Alguns personagens do universo Marvel, ainda que sejam conhecidos do público, se destacam alternadamente em edições especiais ou participações em outras revistas de linha, sem estrelar um título próprio. Desde seu surgimento em 1974, Punho de Ferro, criado por Roy Thomas e Gil Kane, situou-se na vertente de heróis urbanos da casa e, ao lado de Luke Cage, trabalhou em conjunto fundando um grupo de heróis mercenários. A personagem ganhará futuramente uma série da Netflix e, em parceria com os outros heróis desenvolvidos nas séries anteriores, fará parte de um novo grupo intitulado Defensores, em sintonia com este conceito de heróis de aluguel.
A última revista de grande sucesso de Punho de Ferro foi lançada entre 2006 a 2009, e assinada por Ed Brubaker e Matt Fraction, nas 14 primeiras edições e, posteriormente, até o cancelamento, por Duane Swierczynski. Dessa forma, a era Nova Marvel tenta potencializar novamente a personagem em uma história em 12 partes, escrita e desenhada por Kaare Andrews e lançada pela Panini Comics em dois encadernados.
A esta altura, com diversos lançamentos que promoveram a Nova Marvel, tanto encadernados como linhas mensais, o leitor tem conhecimento de que essa nova fase intenta apresentar seus heróis a um novo público. De fato, este é também o primeiro contato deste crítico com a personagem e, considerando esse conceito, a abordagem é equivocada.
Danny Rand é um herói que vive preso em suas memórias e, por um flashback, conhecemos sua origem fundamental. O patriarca Wendell Rand parte com a família, composta por esposa e um filho pequeno, Danny, e seu sócio, Harold Meachum, à procura da cidade mística de Kun Lun, a qual se manifesta na Terra a cada 10 anos.
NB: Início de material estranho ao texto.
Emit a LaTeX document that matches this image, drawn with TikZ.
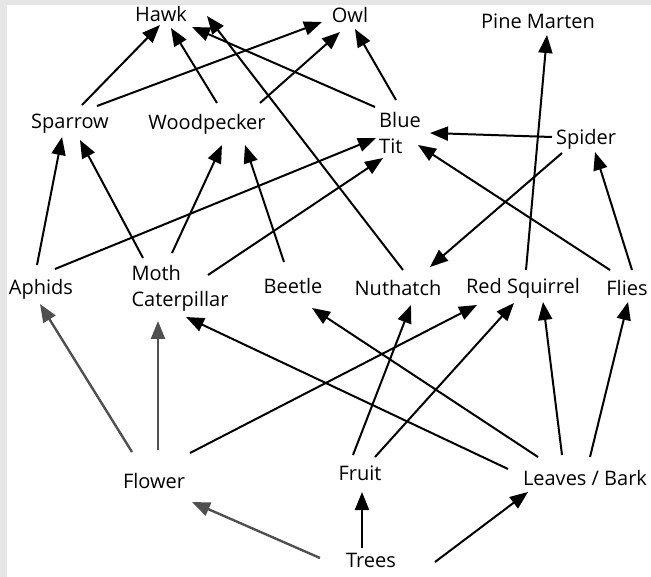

Em um acidente que deixa como sobreviventes somente Danny e o sócio, o pequeno garoto é resgatado pelos monges da cidade e, durante 10 anos, é treinado nas artes marciais do local, até o momento em que deseja voltar a Terra e se vingar pela morte dos pais. Sob a alcunha de Punho de Ferro, a personagem representa a vertente mística do estúdio, enfocada na arte marcial e na concentração do chi como armas mortais. Enquanto isso, o alter-ego, Danny, é um milionário que sofre com o legado deixado pelo pai.
Em A Arma Viva, tem-se a impressão que a história marca o início da personagem estruturando uma base fundamental, porém com uma sensação de que algum fato não explicado fez o herói deixar tudo para trás, ainda que não saibamos qual foi esse fato. A ação que desencadeia seu retorno é marcada quando Danny descobre que a cidade mística onde fora criado é destruída por uma entidade intitulada Um.
A trama mistura esses flashbacks, reconstruindo a origem da personagem, com dois momentos situados em um presente próximo: um encontro de Randy com uma repórter, uma provável namorada, para a qual discorre sobre seus conflitos internos, e a reconstrução de Punho de Ferro como herói. Em cena durante tais acontecimentos, uma quantidade de personagens estranhos surge, aparição cheia de significados que não são explicados ao leitor.
O roteiro falha ao pressupor que, em uma edição cuja intenção é apresentar a personagem, o público já conhece seu universo. E ainda é risível ao apresentar Randy, que narra boa parte da trama, como um herói que não sabe o que quer, perdido e instável, quase como um personagem juvenil e bobo, sem uma tradição de aventuras anteriores. Os traços do desenhista também não ajudam a desenvolver a atmosfera. São traços simples, quase caricatos, impossíveis de serem compreendidos nas cenas de ação, empobrecendo ainda mais a trama.
Se a intenção era promover um ponto de partida para novos leitores, falta uma base necessária para situar o leitor. A história pregressa da origem do herói e seu trauma de infância ao menos são bem fundamentados, mas todo o universo místico que origina o Punho de Ferro se mantém com poucas explicações e em uma história estranha de mundos conflitantes. Como há a necessidade de, além de restabelecer a origem, apresentar uma nova trama, Andrews utiliza os clichês mais repetidos dos quadrinhos, com personagens aparentemente mortos retornando do passado e se tornando vilões em potencial. Fator que, por si só, pode ser positivo se bem realizado. Não neste caso, que é sustentado de maneira precária sem nenhum impacto ou drama. Além disso, ainda promove mudanças durante a história que, no final, voltam ao velho status quo, sem coragem para, de fato, acrescentar novos conflitos.
Punho de Ferro: A Arma Viva se alinha ao lado de Deadpool – Meus Queridos Presidentes como o início mais fraco desta nova vertente do estúdio. Trabalhando com um personagem de grande potencial, a história em doze partes nunca emplaca e os breves bons momentos são eclipsados por saídas narrativas de pouca criatividade ao lado de traços que não se encaixaram na obra.